Per Azernis ad astra

Per Azernis ad astra

Ob ein ausgereiftes Large Language Model wie ChatGPT sich unterfordert fühlt, wenn es eine Glatteismeldung der dpa mit Emojis gefühlig machen oder dramatisieren soll? Wer weiß das schon? Aber sicher ist, dass es für Künstliche Intelligenz in digitalen journalistischen Produkten vielversprechendere Nutzungsmöglichkeiten gibt, als aus einer schlichten Meldung vier schlichte Meldungen zu machen.

Dennoch ist die Azernis-App, die wir auf Seite 19 vorstellen, eine Inspiration. Denn seit Paid Content zur dominierenden Strategie der Digitalpressebranche geworden ist, scheint fast alle Entwicklungs-Phantasie darauf verwendet zu werden, die beste Kombination aus Preisen, Laufzeiten und vorangehenden Probeangeboten zu identifizieren und diese bestmöglich per Marketing unters Nutzervolk zu bringen.

Verkauft werden dabei seit vielen Jahren zwei bis drei Produkte: Plus-Abos und E-Paper und Apps für die Darstellung der Plus-Inhalte oder des E-Papers.

Das kann es noch nicht gewesen sein. Das E-Paper ist im Wesentlichen das gleiche Produkt wie es eine gedruckte Zeitung schon vor 100 Jahren war. Und Zeitungswebsites sind seit 20-30 Jahren überwiegend eine chronologisch aneinandergereihte Ansammlung von Text- und Bildmaterial.

Der Verkauf dieser Produkte lief bis etwa vor 12-18 Monaten traumhaft. Seitdem mehren sich aber die Stimmen enttäuschter Verlagsmanager, die feststellen, dass sie zwar nach den Sternen gegriffen haben, dass es anfangs dabei auch raketenmäßig nach oben ging, dass sie nun aber den Auftrieb verloren haben und im Auf und Ab einer stürmischen Troposphäre feststecken.

Auftritt Azernis: so eingeschränkt diese App Gebrauch von den faszinierenden Möglichkeiten der Digitaltechnik macht, so sehr ist es doch das Beispiel eines Versuchs, aus den seit langem bekannten Produktmustern auszubrechen und etwas Neues anzubieten.

Ganz sicher ist eine Textvarianten-App nicht das Ende der Produktentwicklungsfahnenstange. Genauso wenig wie per KI von Text in Audio umgewandelte Hörstücke oder den Artikel vorangestellte, automatisiert erzeugte Zusammenfassungen oder ein Gute-Laune-Schalter.

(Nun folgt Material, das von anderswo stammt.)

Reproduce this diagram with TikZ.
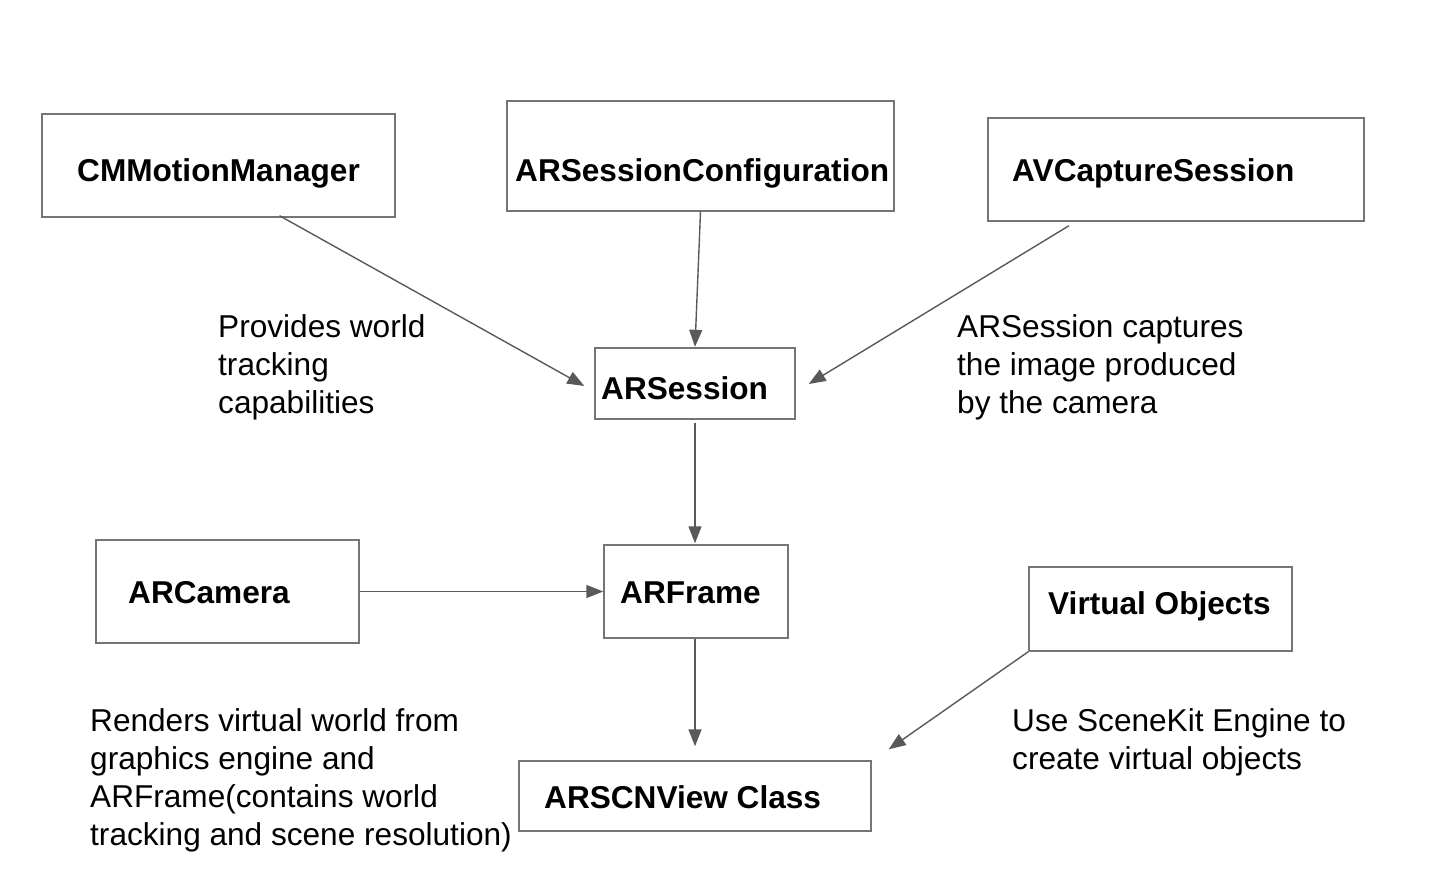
\documentclass[tikz,border=0pt]{standalone}
\usepackage{fontspec}
\setmainfont{Liberation Sans}
\usetikzlibrary{arrows.meta}
\definecolor{boxc}{HTML}{757575}
\definecolor{arrc}{HTML}{595959}
\tikzset{
  box/.style={draw=boxc, line width=1.4pt, rectangle, inner sep=0pt},
  bt/.style={font=\fontsize{31.6}{38}\selectfont\bfseries, inner sep=0pt, anchor=west},
  lt/.style={font=\fontsize{31.6}{38}\selectfont, inner sep=0pt, anchor=north west, align=left},
  arr/.style={draw=arrc, line width=1.4pt, -{Triangle[length=17pt,width=13pt]}}
}
\begin{document}
\begin{tikzpicture}[x=1pt,y=-1pt]
\useasboundingbox (0,0) rectangle (1432,876);
% boxes
\node[box, minimum width=353, minimum height=103] (cm) at (218.5,165.5) {};
\node[box, minimum width=387, minimum height=110] (cfg) at (700.5,156) {};
\node[box, minimum width=376, minimum height=103] (av) at (1176,169.5) {};
\node[box, minimum width=200, minimum height=71] (ars) at (695,383.5) {};
\node[box, minimum width=263, minimum height=103] (cam) at (227.5,591.5) {};
\node[box, minimum width=184, minimum height=93] (fr) at (696,591.5) {};
\node[box, minimum width=263, minimum height=84] (vo) at (1160.5,609) {};
\node[box, minimum width=352, minimum height=70] (scn) at (695,796) {};
% box texts
\node[bt] (tcm) at (77,173) {CMMotionManager};
\node[bt] (tcfg) at (515,173) {ARSessionConfiguration};
\node[bt] (tav) at (1012,173) {AVCaptureSession};
\node[bt] (tars) at (601,388) {ARSession};
\node[bt] (tcam) at (128,593) {ARCamera};
\node[bt] (tfr) at (620,593) {ARFrame};
\node[bt] (tvo) at (1048,606) {Virtual Objects};
\node[bt] (tscn) at (544,797) {ARSCNView Class};
% labels
\node[lt] (l1) at (218,314) {Provides world\\tracking\\capabilities};
\node[lt] (l2) at (957,314) {ARSession captures\\the image produced\\by the camera};
\node[lt] (l3) at (90,708) {Renders virtual world from\\graphics engine and\\ARFrame(contains world\\tracking and scene resolution)};
\node[lt] (l4) at (1012,708) {Use SceneKit Engine to\\create virtual objects};
% connectors
\draw[arr] ([xshift=61,yshift=2]cm.south) -- ([xshift=-10,yshift=-2.5]ars.west);
\draw[arr] (cfg.south) -- ([yshift=0.5]ars.north);
\draw[arr] ([xshift=-107,yshift=-4]av.south) -- ([xshift=13,yshift=-0.5]ars.east);
\draw[arr] ([yshift=-3]ars.south) -- ([yshift=1]fr.north -| ars.south);
\draw[arr] (cam.east) -- (fr.west);
\draw[arr] ([xshift=-1]fr.south) -- ([yshift=14]scn.north);
\draw[arr] (vo.south west) -- ([xshift=17,yshift=11]scn.north east);
\end{tikzpicture}
\end{document}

Die Multimedia-Optionen von Digital only, die Möglichkeiten zur Interaktion mit Nutzern, zur Personalisierung von Inhalten – allgemein: die Chance, etwas ganz Neues zu schaffen – das alles wird bisher viel zu wenig genutzt.

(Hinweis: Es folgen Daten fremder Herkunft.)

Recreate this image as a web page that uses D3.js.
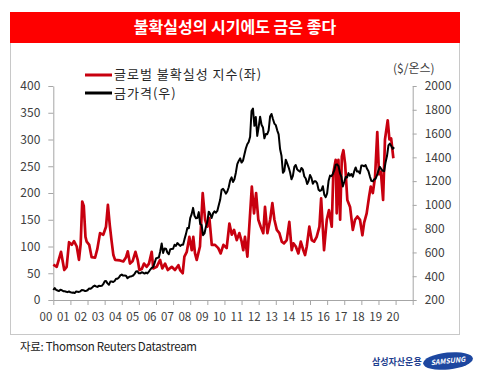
<!DOCTYPE html>
<html>
<head>
<meta charset="utf-8">
<script src="https://cdn.jsdelivr.net/npm/d3@7"></script>
<style>
  body { margin: 0; background: #fff; }
  svg text { font-family: "Noto Sans CJK KR", "Noto Sans", sans-serif; }
  .axis path, .axis line { stroke: #a6a6a6; }
  .axis text { fill: #404040; font-size: 12px; }
</style>
</head>
<body>
<div id="chart"></div>
<script>
// Global uncertainty index (left axis) vs gold price in $/oz (right axis), 2000-2019.

const title = "불확실성의 시기에도 금은 좋다";
const seriesNames = ["글로벌 불확실성 지수(좌)", "금가격(우)"];
const rightUnit = "($/온스)";
const source = "자료: Thomson Reuters Datastream";

const leftTicks = [0, 50, 100, 150, 200, 250, 300, 350, 400];
const rightTicks = [200, 400, 600, 800, 1000, 1200, 1400, 1600, 1800, 2000];
const years = d3.range(2000, 2022);
const yearLabels = d3.range(0, 21).map((d) => String(d).padStart(2, "0"));

// gold, monthly, Jan 2000 .. Dec 2019
const gold = [
  284, 300, 286, 280, 275, 286, 282, 274, 273, 270, 266, 272,
  265, 262, 263, 258, 272, 270, 268, 273, 284, 283, 276, 276,
  282, 296, 294, 302, 314, 321, 314, 310, 319, 317, 319, 333,
  357, 359, 340, 328, 355, 356, 351, 360, 379, 379, 389, 407,
  414, 405, 406, 404, 384, 392, 398, 400, 406, 420, 439, 442,
  424, 424, 434, 429, 422, 431, 424, 438, 456, 470, 476, 510,
  549, 555, 557, 610, 676, 596, 633, 632, 598, 585, 627, 629,
  631, 665, 655, 679, 667, 655, 665, 665, 712, 754, 806, 803,
  889, 922, 975, 909, 888, 889, 939, 839, 830, 745, 760, 816,
  858, 943, 925, 890, 928, 945, 934, 949, 996, 1043, 1127, 1135,
  1118, 1095, 1113, 1148, 1205, 1232, 1193, 1215, 1271, 1343, 1370, 1391,
  1356, 1372, 1424, 1474, 1510, 1529, 1573, 1790, 1810, 1665, 1739, 1580,
  1656, 1742, 1674, 1651, 1560, 1596, 1594, 1626, 1744, 1765, 1722, 1684,
  1671, 1627, 1593, 1470, 1414, 1270, 1286, 1380, 1349, 1316, 1275, 1215,
  1244, 1320, 1336, 1299, 1287, 1279, 1311, 1296, 1239, 1222, 1176, 1201,
  1251, 1227, 1178, 1198, 1199, 1181, 1128, 1118, 1125, 1157, 1086, 1065,
  1097, 1200, 1246, 1242, 1260, 1290, 1337, 1341, 1326, 1267, 1236, 1155,
  1192, 1234, 1231, 1267, 1246, 1260, 1237, 1283, 1315, 1280, 1282, 1265,
  1331, 1331, 1325, 1335, 1303, 1282, 1238, 1202, 1198, 1215, 1220, 1250,
  1291, 1320, 1300, 1286, 1284, 1359, 1413, 1500, 1515, 1495, 1471, 1485,
];

// uncertainty index readings: [decimal year, value]
const uncertainty = [
  [2000.00, 66], [2000.20, 62], [2000.45, 90], [2000.64, 56], [2000.78, 62], [2000.92, 108],
  [2001.08, 103], [2001.21, 110], [2001.37, 100], [2001.50, 75], [2001.60, 105], [2001.69, 184],
  [2001.78, 176], [2001.88, 118], [2001.95, 109], [2002.10, 103], [2002.24, 80], [2002.44, 79],
  [2002.57, 95], [2002.73, 125], [2002.92, 122], [2003.08, 137], [2003.19, 178], [2003.30, 140],
  [2003.40, 112], [2003.51, 84], [2003.61, 75], [2003.90, 74], [2004.09, 72], [2004.25, 80],
  [2004.35, 91], [2004.48, 68], [2004.64, 73], [2004.80, 90], [2004.93, 75], [2005.03, 56],
  [2005.17, 58], [2005.30, 68], [2005.46, 62], [2005.59, 68], [2005.75, 90], [2005.84, 59],
  [2006.04, 62], [2006.24, 75], [2006.37, 59], [2006.53, 68], [2006.69, 56], [2006.92, 62],
  [2007.11, 56], [2007.31, 65], [2007.41, 56], [2007.56, 50], [2007.66, 81], [2007.80, 90],
  [2007.95, 118], [2008.09, 93], [2008.18, 118], [2008.28, 87], [2008.38, 75], [2008.57, 100],
  [2008.73, 200], [2008.87, 150], [2009.00, 137], [2009.12, 153], [2009.26, 103], [2009.45, 103],
  [2009.64, 97], [2009.78, 87], [2009.94, 103], [2010.13, 97], [2010.29, 143], [2010.43, 122],
  [2010.56, 131], [2010.72, 112], [2010.87, 125], [2011.00, 110], [2011.10, 93], [2011.20, 118],
  [2011.34, 81], [2011.60, 212], [2011.73, 162], [2011.85, 200], [2011.98, 150], [2012.12, 137],
  [2012.27, 125], [2012.37, 174], [2012.51, 125], [2012.67, 150], [2012.80, 181], [2012.92, 150],
  [2013.06, 131], [2013.21, 125], [2013.35, 109], [2013.48, 106], [2013.64, 112], [2013.79, 146],
  [2013.93, 93], [2014.03, 106], [2014.17, 100], [2014.32, 87], [2014.46, 109], [2014.61, 93],
  [2014.71, 84], [2014.81, 100], [2014.96, 137], [2015.10, 112], [2015.24, 109], [2015.39, 118],
  [2015.55, 137], [2015.65, 190], [2015.82, 93], [2015.98, 150], [2016.11, 168], [2016.27, 137],
  [2016.36, 237], [2016.50, 262], [2016.56, 162], [2016.66, 262], [2016.76, 150], [2016.86, 268],
  [2016.95, 280], [2017.05, 255], [2017.18, 187], [2017.34, 174], [2017.50, 131], [2017.63, 150],
  [2017.77, 156], [2017.92, 150], [2018.06, 121], [2018.16, 144], [2018.31, 162], [2018.45, 193],
  [2018.55, 212], [2018.67, 200], [2018.80, 230], [2018.93, 314], [2019.03, 235], [2019.14, 240],
  [2019.27, 187], [2019.38, 300], [2019.54, 336], [2019.64, 300], [2019.74, 302], [2019.87, 265],
];

const W = 485, H = 375;
const svg = d3.select("#chart").append("svg").attr("width", W).attr("height", H);

// frame + title bar
svg.append("rect").attr("x", 10.5).attr("y", 12.5).attr("width", 449).attr("height", 322)
  .attr("fill", "#fff").attr("stroke", "#c8c8c8");
svg.append("rect").attr("x", 10).attr("y", 12).attr("width", 450).attr("height", 31).attr("fill", "#fe0000");
svg.append("text").attr("x", 235).attr("y", 33).attr("text-anchor", "middle")
  .attr("fill", "#fff").attr("font-size", 16).attr("font-weight", 700).text(title);

const x = d3.scaleLinear().domain([2000, 2021]).range([53.3, 412.7]);
const yL = d3.scaleLinear().domain([0, 400]).range([300, 86]);
const yR = d3.scaleLinear().domain([200, 2000]).range([300, 86]);
const xLab = d3.scalePoint().domain(yearLabels).range([46, 393]);

svg.append("g").attr("class", "axis").attr("transform", `translate(${x.range()[0]},0)`)
  .call(d3.axisLeft(yL).tickValues(leftTicks).tickSize(5).tickSizeOuter(0).tickPadding(8));
svg.append("g").attr("class", "axis").attr("transform", `translate(${x.range()[1]},0)`)
  .call(d3.axisRight(yR).tickValues(rightTicks).tickFormat(d3.format("d"))
    .tickSize(4).tickSizeOuter(0).tickPadding(8));
svg.append("g").attr("class", "axis").attr("transform", `translate(0,${yL(0)})`)
  .call(d3.axisBottom(x).tickValues(years).tickSize(5).tickSizeOuter(0).tickFormat(""));

svg.append("g").selectAll("text").data(yearLabels).join("text")
  .attr("x", (d) => xLab(d)).attr("y", 321).attr("text-anchor", "middle")
  .attr("fill", "#404040").attr("font-size", 11.5).text((d) => d);

// lines
svg.append("path").datum(uncertainty)
  .attr("fill", "none").attr("stroke", "#c8000f").attr("stroke-width", 2.7).attr("stroke-linejoin", "round")
  .attr("d", d3.line().x((d) => x(d[0])).y((d) => yL(d[1])));
svg.append("path").datum(gold)
  .attr("fill", "none").attr("stroke", "#000").attr("stroke-width", 2).attr("stroke-linejoin", "round")
  .attr("d", d3.line().x((d, i) => x(2000 + i / 12)).y((d) => yR(d)));

// legend
const legend = svg.append("g");
[["#c8000f", 75, 78.5], ["#000", 93, 98]].forEach(([c, yy, ty], i) => {
  legend.append("line").attr("x1", 85).attr("x2", 112).attr("y1", yy).attr("y2", yy)
    .attr("stroke", c).attr("stroke-width", 3);
  legend.append("text").attr("x", 114).attr("y", ty).attr("font-size", 13).attr("letter-spacing", 1)
    .attr("fill", "#262626").text(seriesNames[i]);
});
svg.append("text").attr("x", 393).attr("y", 73).attr("font-size", 12).attr("fill", "#404040").text(rightUnit);

// footer
svg.append("text").attr("x", 20).attr("y", 351).attr("font-size", 11.5).attr("letter-spacing", -0.3)
  .attr("fill", "#222").text(source);
svg.append("text").attr("x", 372).attr("y", 365).attr("font-size", 9).attr("font-weight", 700)
  .attr("fill", "#1f3f8f").text("삼성자산운용");
const logo = svg.append("g").attr("transform", "translate(448,361) rotate(-6)");
logo.append("ellipse").attr("rx", 25).attr("ry", 8.5).attr("fill", "#1d47a0");
logo.append("text").attr("y", 2.5).attr("text-anchor", "middle").attr("fill", "#fff")
  .attr("font-size", 7).attr("font-weight", 700).attr("font-style", "italic").text("SAMSUNG");
</script>
</body>
</html>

Zukünftiges Wachstum wird nicht von allein kommen (hoffen Sie auf keinen Trump Bump!). Und es wird auch nicht zu den Sternen führen, wenn es nur auf jahrzehntealten Produktideen beruht. Für weiteres Wachstum braucht es auch ganz neue Produktideen. Eine Textvarianten-App ist da zumindest ein Anfang. Per Azernis ad astra.